Re: [f2fs-dev] [PATCH v4] f2fs: fix performance issue observed with multi-thread sequential read
From: Jaegeuk Kim
Date: Mon Aug 20 2018 - 22:28:19 EST
On 08/20, Chao Yu wrote:
> On 2018/8/18 2:29, Jaegeuk Kim wrote:
> > This reverts the commit - "b93f771 - f2fs: remove writepages lock"
> > to fix the drop in sequential read throughput.
> >
> > Test: ./tiotest -t 32 -d /data/tio_tmp -f 32 -b 524288 -k 1 -k 3 -L
> > device: UFS
> >
> > Before -
> > read throughput: 185 MB/s
> > total read requests: 85177 (of these ~80000 are 4KB size requests).
> > total write requests: 2546 (of these ~2208 requests are written in 512KB).
> >
> > After -
> > read throughput: 758 MB/s
> > total read requests: 2417 (of these ~2042 are 512KB reads).

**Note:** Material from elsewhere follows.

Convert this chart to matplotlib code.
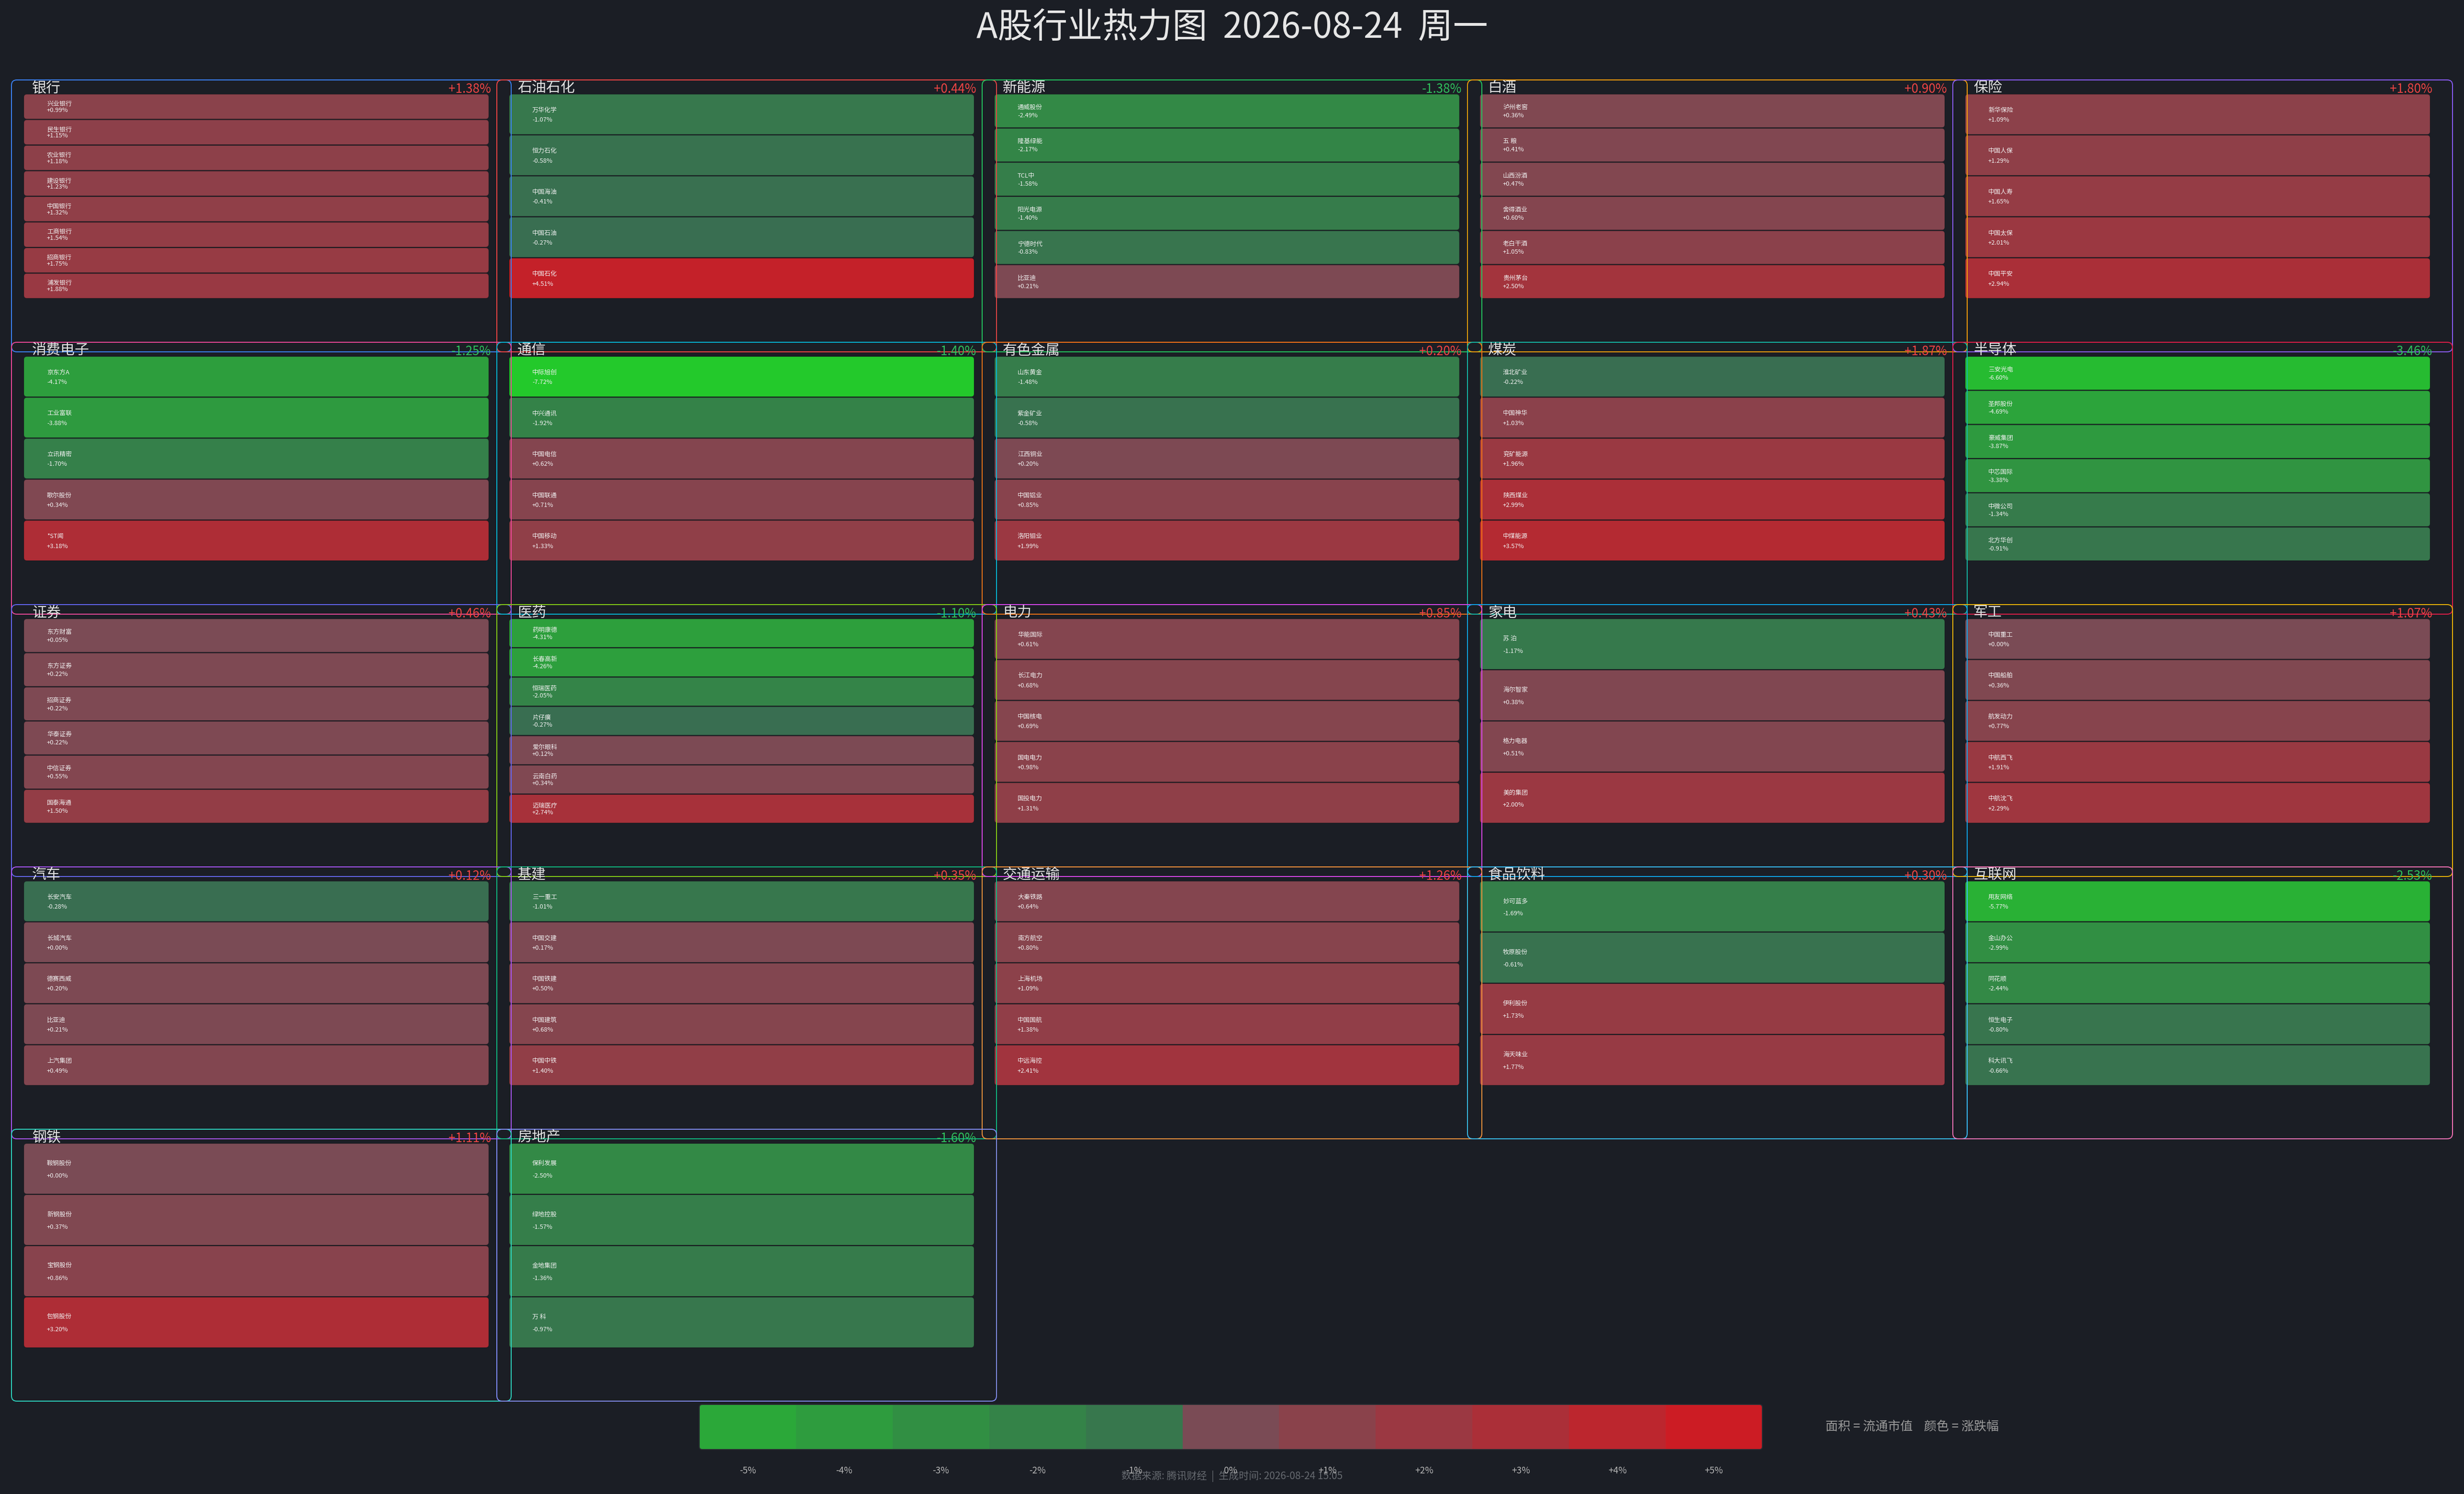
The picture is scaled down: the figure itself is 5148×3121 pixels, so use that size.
import numpy as np
import matplotlib.pyplot as plt
from matplotlib.patches import FancyBboxPatch, Rectangle

plt.rcParams['font.family'] = ['Noto Sans CJK SC', 'DejaVu Sans']

W, H = 5148, 3121
DPI = 72  # 1 pt == 1 px

title = "A股行业热力图  2026-08-24  周一"
footer = "数据来源: 腾讯财经  |  生成时间: 2026-08-24 15:05"
legend_note = "面积 = 流通市值    颜色 = 涨跌幅"

sectors = ["银行", "石油石化", "新能源", "白酒", "保险",
           "消费电子", "通信", "有色金属", "煤炭", "半导体",
           "证券", "医药", "电力", "家电", "军工",
           "汽车", "基建", "交通运输", "食品饮料", "互联网",
           "钢铁", "房地产"]
sector_chg = [1.38, 0.44, -1.38, 0.90, 1.80,
              -1.25, -1.40, 0.20, 1.87, -3.46,
              0.46, -1.10, 0.85, 0.43, 1.07,
              0.12, 0.35, 1.26, 0.30, -2.53,
              1.11, -1.60]

stock_names = [
    ["兴业银行", "民生银行", "农业银行", "建设银行", "中国银行", "工商银行", "招商银行", "浦发银行"],
    ["万华化学", "恒力石化", "中国海油", "中国石油", "中国石化"],
    ["通威股份", "隆基绿能", "TCL中", "阳光电源", "宁德时代", "比亚迪"],
    ["泸州老窖", "五 粮", "山西汾酒", "舍得酒业", "老白干酒", "贵州茅台"],
    ["新华保险", "中国人保", "中国人寿", "中国太保", "中国平安"],
    ["京东方A", "工业富联", "立讯精密", "歌尔股份", "*ST闻"],
    ["中际旭创", "中兴通讯", "中国电信", "中国联通", "中国移动"],
    ["山东黄金", "紫金矿业", "江西铜业", "中国铝业", "洛阳钼业"],
    ["淮北矿业", "中国神华", "兖矿能源", "陕西煤业", "中煤能源"],
    ["三安光电", "圣邦股份", "豪威集团", "中芯国际", "中微公司", "北方华创"],
    ["东方财富", "东方证券", "招商证券", "华泰证券", "中信证券", "国泰海通"],
    ["药明康德", "长春高新", "恒瑞医药", "片仔癀", "爱尔眼科", "云南白药", "迈瑞医疗"],
    ["华能国际", "长江电力", "中国核电", "国电电力", "国投电力"],
    ["苏 泊", "海尔智家", "格力电器", "美的集团"],
    ["中国重工", "中国船舶", "航发动力", "中航西飞", "中航沈飞"],
    ["长安汽车", "长城汽车", "德赛西威", "比亚迪", "上汽集团"],
    ["三一重工", "中国交建", "中国铁建", "中国建筑", "中国中铁"],
    ["大秦铁路", "南方航空", "上海机场", "中国国航", "中远海控"],
    ["妙可蓝多", "牧原股份", "伊利股份", "海天味业"],
    ["用友网络", "金山办公", "同花顺", "恒生电子", "科大讯飞"],
    ["鞍钢股份", "新钢股份", "宝钢股份", "包钢股份"],
    ["保利发展", "绿地控股", "金地集团", "万 科"],
]
stock_chg = [
    [0.99, 1.15, 1.18, 1.23, 1.32, 1.54, 1.75, 1.88],
    [-1.07, -0.58, -0.41, -0.27, 4.51],
    [-2.49, -2.17, -1.58, -1.40, -0.83, 0.21],
    [0.36, 0.41, 0.47, 0.60, 1.05, 2.50],
    [1.09, 1.29, 1.65, 2.01, 2.94],
    [-4.17, -3.88, -1.70, 0.34, 3.18],
    [-7.72, -1.92, 0.62, 0.71, 1.33],
    [-1.48, -0.58, 0.20, 0.85, 1.99],
    [-0.22, 1.03, 1.96, 2.99, 3.57],
    [-6.60, -4.69, -3.87, -3.38, -1.34, -0.91],
    [0.05, 0.22, 0.22, 0.22, 0.55, 1.50],
    [-4.31, -4.26, -2.05, -0.27, 0.12, 0.34, 2.74],
    [0.61, 0.68, 0.69, 0.98, 1.31],
    [-1.17, 0.38, 0.51, 2.00],
    [0.00, 0.36, 0.77, 1.91, 2.29],
    [-0.28, 0.00, 0.20, 0.21, 0.49],
    [-1.01, 0.17, 0.50, 0.68, 1.40],
    [0.64, 0.80, 1.09, 1.38, 2.41],
    [-1.69, -0.61, 1.73, 1.77],
    [-5.77, -2.99, -2.44, -0.80, -0.66],
    [0.00, 0.37, 0.86, 3.20],
    [-2.50, -1.57, -1.36, -0.97],
]

frame_colors = ["#3b82f6", "#ef4444", "#22c55e", "#f59e0b", "#8b5cf6",
                "#ec4899", "#06b6d4", "#f97316", "#14b8a6", "#e11d48",
                "#6366f1", "#84cc16", "#d946ef", "#0ea5e9", "#eab308",
                "#a855f7", "#10b981", "#fb923c", "#38bdf8", "#f472b6",
                "#2dd4bf", "#818cf8"]

scale_ticks = [-5, -4, -3, -2, -1, 0, 1, 2, 3, 4, 5]

BG = "#1b1e25"
UP_TXT = "#ef4444"
DOWN_TXT = "#2fbf5c"


def chg_color(v):
    t = min(abs(v) / 8.0, 1.0)
    if v < 0:
        base, top = np.array([58, 107, 82]), np.array([34, 204, 42])
    else:
        base, top = np.array([122, 75, 85]), np.array([253, 0, 7])
    c = base + (top - base) * t
    return tuple(np.clip(c, 0, 255) / 255.0)


fig = plt.figure(figsize=(W / DPI, H / DPI), dpi=DPI, facecolor=BG)
ax = fig.add_axes([0, 0, 1, 1])
ax.set_xlim(0, W)
ax.set_ylim(H, 0)
ax.axis('off')
ax.set_facecolor(BG)

ax.text(W / 2, 58, title, ha='center', va='center', fontsize=73, color='#e6e6e6')

# grid layout of sector panels
ncols = 5
col_step, row_step = 1014, 548
box_w, box_h = 1044, 568
x_left, y_top = 24, 167
tile_dx, tile_w = 26, 971
tile_dy, tiles_h = 29, 428

for i, sec in enumerate(sectors):
    r, c = divmod(i, ncols)
    bx = x_left + c * col_step
    by = y_top + r * row_step
    frame = FancyBboxPatch((bx, by), box_w, box_h,
                           boxstyle="round,pad=0,rounding_size=11",
                           fc='none', ec=frame_colors[i], lw=2.0, zorder=4)
    ax.add_patch(frame)

    vals = stock_chg[i]
    names = stock_names[i]
    order = np.argsort(vals, kind='stable')
    n = len(vals)
    th = tiles_h / n
    tx = bx + tile_dx
    for k, j in enumerate(order):
        ty = by + tile_dy + k * th
        tile = FancyBboxPatch((tx, ty + 1), tile_w, th - 2,
                              boxstyle="round,pad=0,rounding_size=6",
                              fc=chg_color(vals[j]), ec=(0, 0, 0, 0.18),
                              lw=1.2, zorder=2)
        ax.add_patch(tile)
        ax.text(tx + 48, ty + th * 0.40, names[j], ha='left', va='center',
                fontsize=13, color='#f2f2f2', zorder=5)
        ax.text(tx + 48, ty + th * 0.64, f"{vals[j]:+.2f}%", ha='left', va='center',
                fontsize=13, color='#f2f2f2', zorder=5)

    ax.text(bx + 43, by + 17, sec, ha='left', va='center', fontsize=30,
            color='#e2e2e2', zorder=6)
    sc = sector_chg[i]
    ax.text(bx + 1002, by + 19, f"{sc:+.2f}%", ha='right', va='center',
            fontsize=26, color=UP_TXT if sc >= 0 else DOWN_TXT, zorder=6)

# colour scale
cb_x0, cb_x1, cb_y0, cb_y1 = 1461, 3682, 2934, 3028
seg = (cb_x1 - cb_x0) / len(scale_ticks)
cb_frame = FancyBboxPatch((cb_x0, cb_y0), cb_x1 - cb_x0, cb_y1 - cb_y0,
                          boxstyle="round,pad=0,rounding_size=6",
                          fc='none', ec='#2a2d33', lw=2.0, zorder=3)
ax.add_patch(cb_frame)
for k, v in enumerate(scale_ticks):
    rect = Rectangle((cb_x0 + k * seg, cb_y0), seg, cb_y1 - cb_y0,
                     fc=chg_color(v), ec='none', zorder=2)
    ax.add_patch(rect)
    rect.set_clip_path(cb_frame)
    lab = "0%" if v == 0 else f"{v:+d}%"
    ax.text(cb_x0 + (k + 0.5) * seg, 3073, lab, ha='center', va='center',
            fontsize=19, color='#b4b4b4', zorder=5)

ax.text(3814, 2980, legend_note, ha='left', va='center', fontsize=26, color='#9a9a9a')
ax.text(W / 2, 3084, footer, ha='center', va='center', fontsize=21, color='#666a70')

fig.savefig("out.png", dpi=DPI, facecolor=BG)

> > total write requests: 2701 (of these ~2034 requests are written in 512KB).
> >
> > Signed-off-by: Sahitya Tummala <stummala@xxxxxxxxxxxxxx>
> > Signed-off-by: Jaegeuk Kim <jaegeuk@xxxxxxxxxx>
> > ---
> >
> > Change log from v3:
> > - add more conditions to serialize the allocation
> >
> > Documentation/ABI/testing/sysfs-fs-f2fs | 8 ++++++++
> > fs/f2fs/data.c | 10 ++++++++++
> > fs/f2fs/f2fs.h | 2 ++
> > fs/f2fs/segment.c | 1 +
> > fs/f2fs/super.c | 1 +
> > fs/f2fs/sysfs.c | 2 ++
> > 6 files changed, 24 insertions(+)
> >
> > diff --git a/Documentation/ABI/testing/sysfs-fs-f2fs b/Documentation/ABI/testing/sysfs-fs-f2fs
> > index 9b0123388f18..94a24aedcdb2 100644
> > --- a/Documentation/ABI/testing/sysfs-fs-f2fs
> > +++ b/Documentation/ABI/testing/sysfs-fs-f2fs
> > @@ -51,6 +51,14 @@ Description:
> > Controls the dirty page count condition for the in-place-update
> > policies.
> >
> > +What: /sys/fs/f2fs/<disk>/min_seq_blocks
> > +Date: August 2018
> > +Contact: "Jaegeuk Kim" <jaegeuk@xxxxxxxxxx>
> > +Description:
> > + Controls the dirty page count condition for batched sequential
> > + writes in ->writepages.
> > +
> > +
> > What: /sys/fs/f2fs/<disk>/min_hot_blocks
> > Date: March 2017
> > Contact: "Jaegeuk Kim" <jaegeuk@xxxxxxxxxx>
> > diff --git a/fs/f2fs/data.c b/fs/f2fs/data.c
> > index 43d3723dc886..fb63425ea242 100644
> > --- a/fs/f2fs/data.c
> > +++ b/fs/f2fs/data.c
> > @@ -2130,6 +2130,7 @@ static int __f2fs_write_data_pages(struct address_space *mapping,
> > struct f2fs_sb_info *sbi = F2FS_I_SB(inode);
> > struct blk_plug plug;
> > int ret;
> > + bool locked = false;
> >
> > /* deal with chardevs and other special file */
> > if (!mapping->a_ops->writepage)
> > @@ -2160,10 +2161,19 @@ static int __f2fs_write_data_pages(struct address_space *mapping,
> > else if (atomic_read(&sbi->wb_sync_req[DATA]))
> > goto skip_write;
> >
> > + if (!S_ISDIR(inode->i_mode) && (wbc->sync_mode != WB_SYNC_ALL ||
> > + get_dirty_pages(inode) <= SM_I(sbi)->min_seq_blocks)) {
>
> get_dirty_pages(inode) >= SM_I(sbi)->min_seq_blocks
Oops. :P
>
> > + mutex_lock(&sbi->writepages);
>
> Still didn't see atomic write being covered by this lock.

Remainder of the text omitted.